The show makes excellent use of lighting, and a scrim in front of the action to allow the all-important intertitles to be interleaved with the acting. The players are dressed plainly in 1920s-style suits and dresses, and use few props. Except for two chairs and some hats, it’s all mime and your imagination, but it works so well. The actors did a brilliant job with exaggerated gestures and expressions to get the audience laughing and help us follow the plot as it unfolded. From the ridiculous tearful scene where the farmer and Gwenda (the cow) had to part, to the jail scene where the accomplice lost everything at poker, I laughed all the way through.

Humbert Caesar (Gwenda the cow) made particularly good use of "thought bubbles" to provide change of pace and variety in the scenes – and of course to reassure us the farmer stayed true to his bovine love. The live music from Andrew Bent, meanwhile, completed the scenes brilliantly. From counting money to tailing the baddy, he mixed familiar tunes with a ragtime feel to enhance the acting, keep up the humour and retain the feel of a 1920s film.

The live titling is also impressive: it meshes perfectly with the theme, and helps keep the audience engaged.

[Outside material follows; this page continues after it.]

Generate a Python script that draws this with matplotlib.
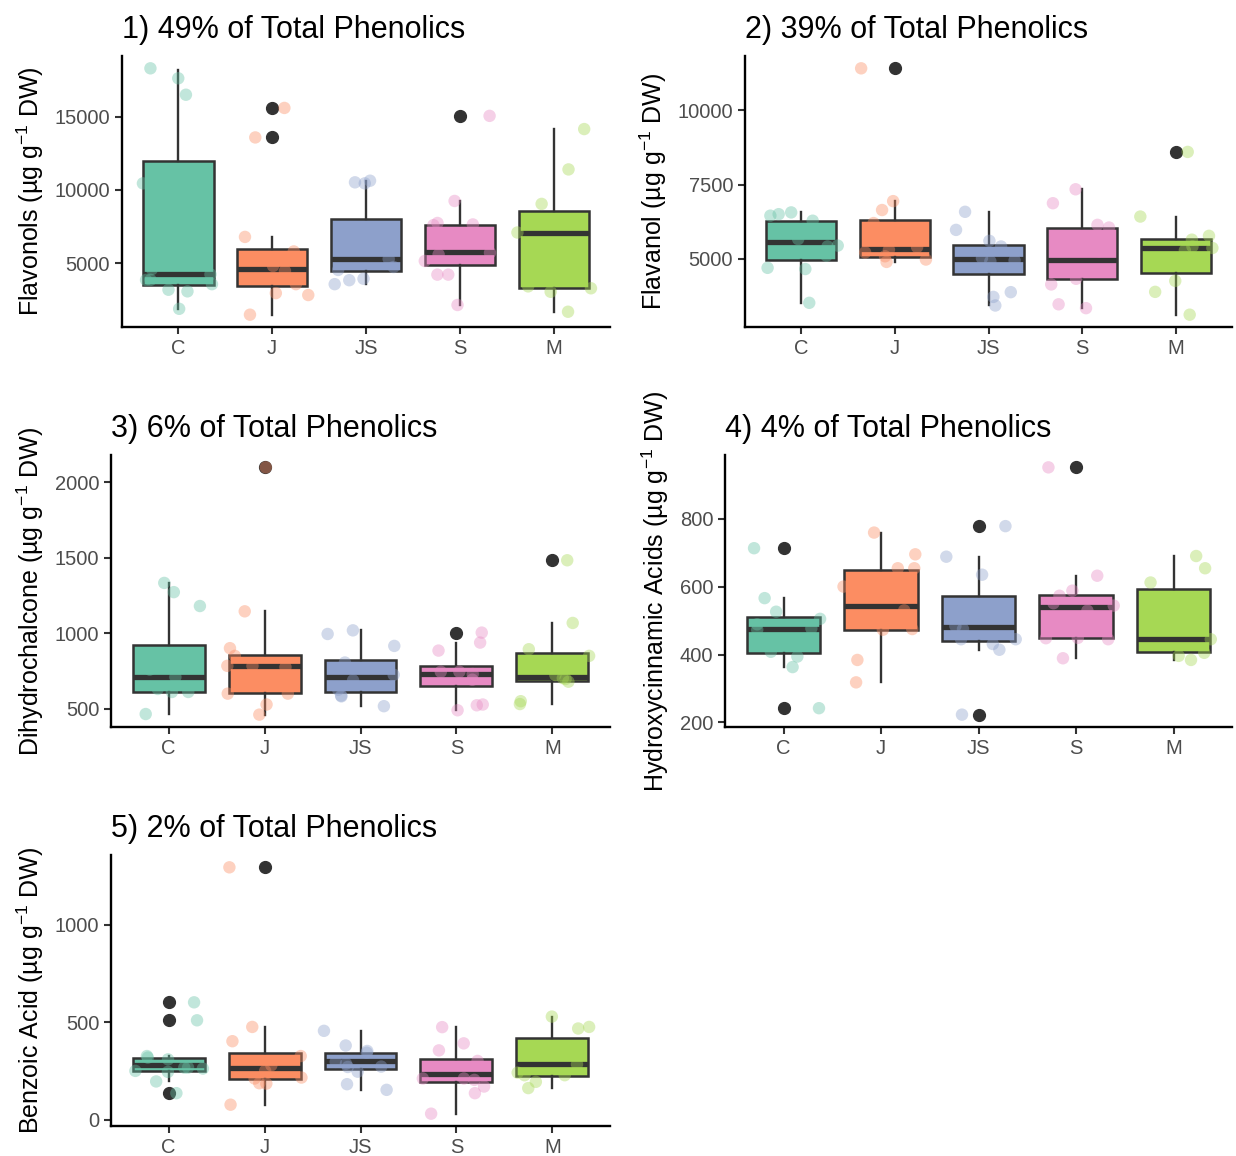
import numpy as np
import matplotlib
matplotlib.use("Agg")
import matplotlib.pyplot as plt

plt.rcParams['font.family'] = ['Liberation Sans', 'DejaVu Sans']
plt.rcParams['mathtext.fontset'] = 'custom'
plt.rcParams['mathtext.rm'] = 'Liberation Sans'
plt.rcParams['mathtext.it'] = 'Liberation Sans:italic'
plt.rcParams['mathtext.default'] = 'regular'

groups = ["C", "J", "JS", "S", "M"]
group_colors = ["#66C2A5", "#FC8D62", "#8DA0CB", "#E78AC3", "#A6D854"]

# box stats per group: q1, median, q3, lower whisker, upper whisker
flavonols_box = [(3500, 4250, 12000, 1900, 18200), (3470, 4600, 5950, 1500, 6800),
                 (4450, 5300, 8050, 3580, 10630), (4900, 5800, 7600, 2160, 9250),
                 (3350, 7100, 8600, 1700, 14150)]
flavonols_out = [[], [15590, 13580], [], [15050], []]
flavonols_pts = [[18290, 17610, 16490, 10450, 4600, 4250, 3870, 3870, 3580, 3090, 3200, 1900],
                 [15590, 13580, 6800, 5810, 4480, 4820, 3580, 2970, 2840, 1500],
                 [10630, 10450, 10520, 7300, 6300, 5300, 4750, 4550, 3950, 3850, 3580],
                 [15050, 9250, 7600, 7650, 7750, 5720, 5600, 5160, 4230, 4230, 2160],
                 [14150, 11400, 9050, 7100, 3430, 3300, 3060, 1700]]

flavanol_box = [(4970, 5550, 6280, 3510, 6560), (5060, 5340, 6300, 4890, 6940),
                (4490, 5000, 5460, 3420, 6580), (4300, 4970, 6050, 3330, 7340),
                (4510, 5360, 5670, 3110, 6420)]
flavanol_out = [[], [11420], [], [], [8600]]
flavanol_pts = [[6560, 6500, 6450, 6280, 5660, 5440, 5410, 5100, 4690, 4650, 3510],
                [11420, 6940, 6640, 6200, 5390, 5300, 5210, 5080, 4970, 4890],
                [6580, 5970, 5600, 5410, 5020, 4940, 4910, 3870, 3710, 3420],
                [7340, 6870, 6140, 6050, 5250, 4320, 4130, 3460, 3330],
                [8600, 6420, 5770, 5640, 5410, 5360, 5280, 4250, 3880, 3110]]

dhc_box = [(615, 711, 924, 466, 1334), (605, 785, 858, 462, 1146),
           (612, 711, 821, 518, 1020), (654, 731, 781, 491, 935),
           (687, 709, 873, 532, 1069)]
dhc_out = [[], [2099], [], [1005], [1484]]
dhc_pts = [[1334, 1273, 1181, 760, 711, 632, 612, 612, 466],
           [2099, 1146, 902, 851, 785, 785, 777, 601, 601, 529, 462],
           [1020, 996, 917, 807, 726, 689, 627, 583, 588, 518],
           [1005, 939, 886, 746, 746, 731, 693, 529, 524, 491],
           [1484, 1069, 895, 851, 724, 704, 698, 680, 551, 532]]

hca_box = [(404, 475, 510, 363, 566), (473, 544, 649, 318, 759),
           (441, 482, 573, 414, 688), (450, 539, 575, 389, 632),
           (408, 445, 594, 384, 690)]
hca_out = [[713, 242], [], [778, 223], [951], []]
hca_pts = [[713, 566, 526, 505, 489, 477, 473, 408, 394, 363, 242],
           [759, 695, 654, 654, 600, 530, 475, 473, 384, 318],
           [778, 688, 635, 484, 475, 445, 445, 431, 414, 223],
           [951, 632, 588, 573, 551, 544, 529, 449, 448, 445, 389],
           [690, 654, 612, 445, 405, 396, 384]]

benzoic_box = [(251, 281, 319, 197, 327), (208, 268, 341, 78, 476),
               (263, 302, 344, 154, 456), (192, 234, 310, 32, 475),
               (225, 285, 417, 163, 529)]
benzoic_out = [[602, 510, 137], [1293], [], [], []]
benzoic_pts = [[602, 510, 327, 319, 310, 268, 268, 263, 251, 246, 197, 137],
               [1293, 476, 403, 327, 280, 251, 217, 212, 188, 186, 78],
               [456, 381, 353, 344, 297, 288, 273, 271, 247, 183, 154],
               [475, 392, 356, 302, 212, 212, 205, 171, 137, 32],
               [529, 476, 468, 285, 242, 229, 229, 195, 163]]

W, H = 1236, 1156
ink = "#333333"


def draw_panel(rect, title, ylabel, box, out, pts, yticks, seed):
	left, top, right, bottom = rect
	ax = fig.add_axes([left / W, 1 - bottom / H, (right - left) / W, (bottom - top) / H])

	stats = []
	for b, o in zip(box, out):
		stats.append(dict(q1=b[0], med=b[1], q3=b[2], whislo=b[3], whishi=b[4], fliers=o))
	pos = np.arange(1, len(groups) + 1)
	bp = ax.bxp(stats, positions=pos, widths=0.75, patch_artist=True, showcaps=False,
				boxprops=dict(edgecolor=ink, linewidth=1.8),
				whiskerprops=dict(color=ink, linewidth=1.7),
				medianprops=dict(color=ink, linewidth=3.8, solid_capstyle="butt"),
				flierprops=dict(marker="o", markerfacecolor=ink, markeredgecolor=ink, markersize=8.5))
	for patch, c in zip(bp["boxes"], group_colors):
		patch.set_facecolor(c)

	# jittered raw values on top, like geom_jitter(width = 0.4)
	rng = np.random.default_rng(seed)
	allv = []
	for i, (vals, c) in enumerate(zip(pts, group_colors)):
		vals = np.asarray(vals, dtype=float)
		xs = pos[i] + rng.uniform(-0.4, 0.4, len(vals))
		ax.scatter(xs, vals, s=80, color=c, alpha=0.4, edgecolors="none", zorder=4)
		allv.extend(vals)
	for b, o in zip(box, out):
		allv.extend(b)
		allv.extend(o)
	lo, hi = min(allv), max(allv)
	pad = 0.05 * (hi - lo)
	ax.set_ylim(lo - pad, hi + pad)
	ax.set_xlim(0.4, len(groups) + 0.6)

	ax.set_xticks(pos)
	ax.set_xticklabels(groups)
	ax.set_yticks(yticks)
	ax.tick_params(axis="both", labelsize=14.5, labelcolor="#4D4D4D", color=ink,
				   length=5, width=1.5)
	ax.spines["top"].set_visible(False)
	ax.spines["right"].set_visible(False)
	for s in ["left", "bottom"]:
		ax.spines[s].set_linewidth(1.7)
		ax.spines[s].set_color("black")

	ax.set_title(title, loc="left", fontsize=22, pad=13)
	ax.set_ylabel(ylabel, fontsize=18, labelpad=6)
	return ax
#end_def


fig = plt.figure(figsize=(W / 100, H / 100), dpi=100)

draw_panel((122, 56, 610, 327), "1) 49% of Total Phenolics", "Flavonols (µg g$^{-1}$ DW)",
		   flavonols_box, flavonols_out, flavonols_pts, [5000, 10000, 15000], 11)
draw_panel((745, 56, 1232, 327), "2) 39% of Total Phenolics", "Flavanol (µg g$^{-1}$ DW)",
		   flavanol_box, flavanol_out, flavanol_pts, [5000, 7500, 10000], 22)
draw_panel((111, 455, 610, 727), "3) 6% of Total Phenolics", "Dihydrochalcone (µg g$^{-1}$ DW)",
		   dhc_box, dhc_out, dhc_pts, [500, 1000, 1500, 2000], 33)
draw_panel((725, 455, 1232, 727), "4) 4% of Total Phenolics", "Hydroxycinnamic Acids (µg g$^{-1}$ DW)",
		   hca_box, hca_out, hca_pts, [200, 400, 600, 800], 44)
draw_panel((111, 855, 610, 1126), "5) 2% of Total Phenolics", "Benzoic Acid (µg g$^{-1}$ DW)",
		   benzoic_box, benzoic_out, benzoic_pts, [0, 500, 1000], 55)

fig.savefig("out.png", dpi=100)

But I felt some of the more conversational scenes would have benefitted from more captioning, to keep us amused when there was less opportunity for physical comedy. I am also quite sure the farmer’s name changed on some of the captions, though that’s a minor detail. As is often the case with improvised theatre, some scenes were a little off plot and some characters were underused – but overall I was genuinely impressed by how coherent the story was.

I would highly recommended Shhhh for anyone who enjoys silent films or improvised theatre. For comic effect, imaginative improvisation, and engaging plots, this is a true gem.